Dehn function, motivated by the isoperimetric function in Riemannian geometry, is a tool to study finitely presented groups. Dehn functions can detect various properties of groups; for example, hyperbolicity of groups. They also provide upper bounds on the complexity of the word problem for finitely presented groups. In this talk, I will survey some classical results on Dehn functions. Then I will focus on the Dehn functions of subgroups of right-angled Artin groups.

Rachel Skipper
Finiteness Properties for Simple Groups

A group is said to be of type $F_n$ if it admits a classifying space with compact $n$-skeleton. We will consider the class of R\"{o}ver-Nekrachevych groups, a class of groups built out of self-similar groups and Higman-Thompson groups, and use them to produce a simple group of type $F_{n-1}$ but not $F_n$ for each $n$. These are the first known examples for $n\geq 3$. As a consequence, we find the second known infinite family of quasi-isometry classes of finitely presented simple groups. This is a joint work with Stefan Witzel and Matthew C. B. Zaremsky.

Michael Landry
Flows, surfaces, and the Thurston norm

Let M be a closed hyperbolic three-manifold fibering over the circle. By work of Fried, for every (open) fibered face F of the Thurston norm ball in H_2(M;R) there is a pseudo-Anosov flow on M which collates the fibrations corresponding to F. Mosher extended this picture with his Transverse Surface Theorem, which gives a characterization of integral homology classes lying in the closure of cone(F) in terms of this flow. We will discuss a strengthening of the Transverse Surface Theorem which gives a statement about all isotopy classes of incompressible surfaces representing homology classes in the closure of cone(F) in terms of the flow associated to F. We restrict to the fibered case here for simplicity, but our theorem holds in a more general setting. The main ideas in the proof concern veering triangulations, introduced by Agol. My goal is for the talk to be relatively self-contained so the content will skew toward statements of results, and explanations of many of the above words.

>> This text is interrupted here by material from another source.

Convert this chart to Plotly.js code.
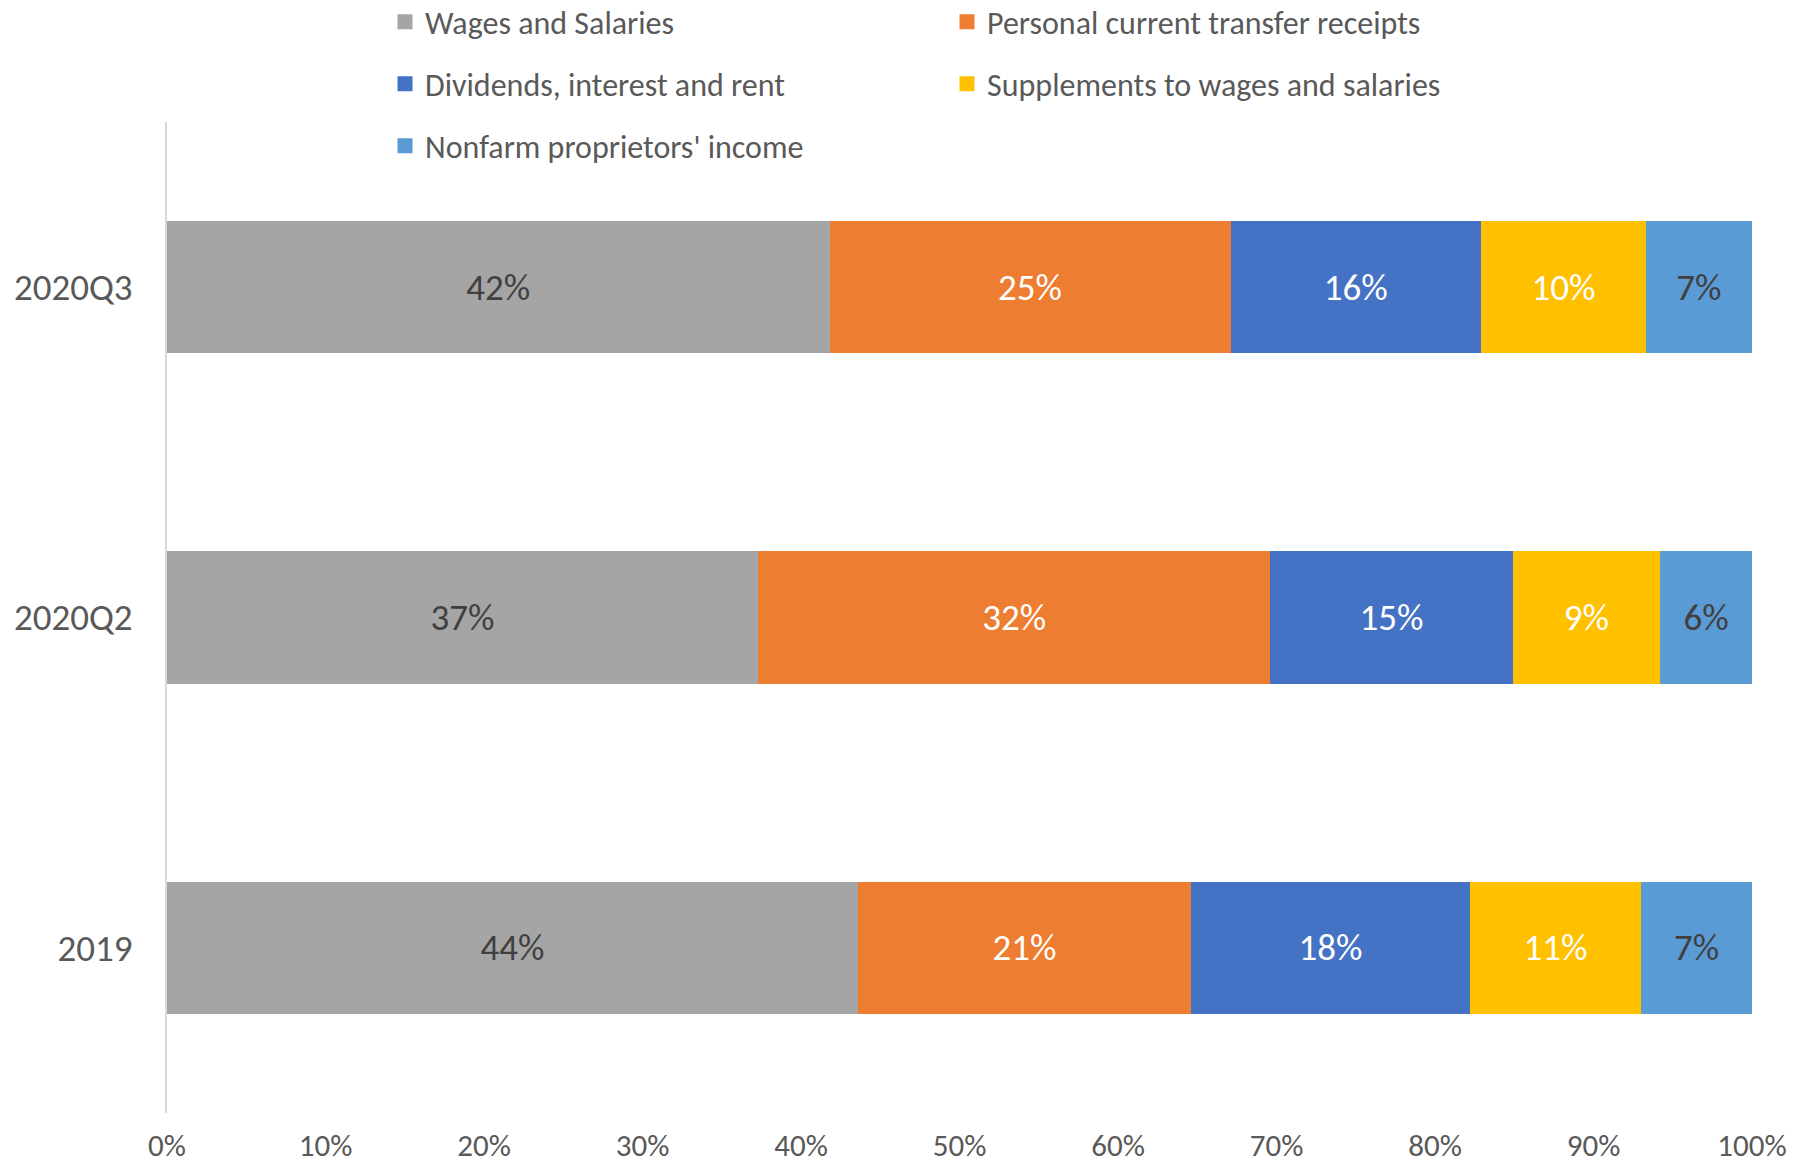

This is joint work with Samuel Taylor.

Claire Merriman
Coding geodesic flows and various continued fractions

I will connect continued fractions with even or odd partial quotients to geodesic flows on modular surfaces. The connection between geodesics on the modular surface PSL(2,Z)\H and regular continued fractions was established by Series. We extend this construction to the even continued fractions using the Theta-group and to the odd and grotesque continued fractions using Z/3*Z/3. This is joint work with Florin Boca.

Chandrika Sadanand
You can `hear' the shape of a polygonal billiard table

Consider a polygon-shaped billiard table on which a ball can roll along straight lines and reflect off of edges infinitely. In work joint with Moon Duchin, Viveka Erlandsson and Chris Leininger, we have characterized the relationship between the shape of a polygonal billiard table and the set of possible infinite edge-itineraries of balls travelling on it. In this talk, we will explore this relationship and the tools used in our characterization (notably a new rigidity result for flat cone metrics).

Friday Geom/Top Seminar:
Emily Stark
Action rigidity for free products of hyperbolic manifold groups

The relationship between the large-scale geometry of a group and its algebraic structure can be studied via three notions: a group's quasi-isometry class, a group's abstract commensurability class, and geometric actions on proper geodesic metric spaces. A common model geometry for groups G and G' is a proper geodesic metric space on which G and G' act geometrically. A group G is action rigid if every group G' that has a common model geometry with G is abstractly commensurable to G. For example, a closed hyperbolic n-manifold group is not action rigid for all n at least three. In contrast, we show that free products of closed hyperbolic manifold groups are action rigid. Consequently, we obtain the first examples of Gromov hyperbolic groups that are quasi-isometric but do not virtually have a common model geometry. This is joint work with Daniel Woodhouse.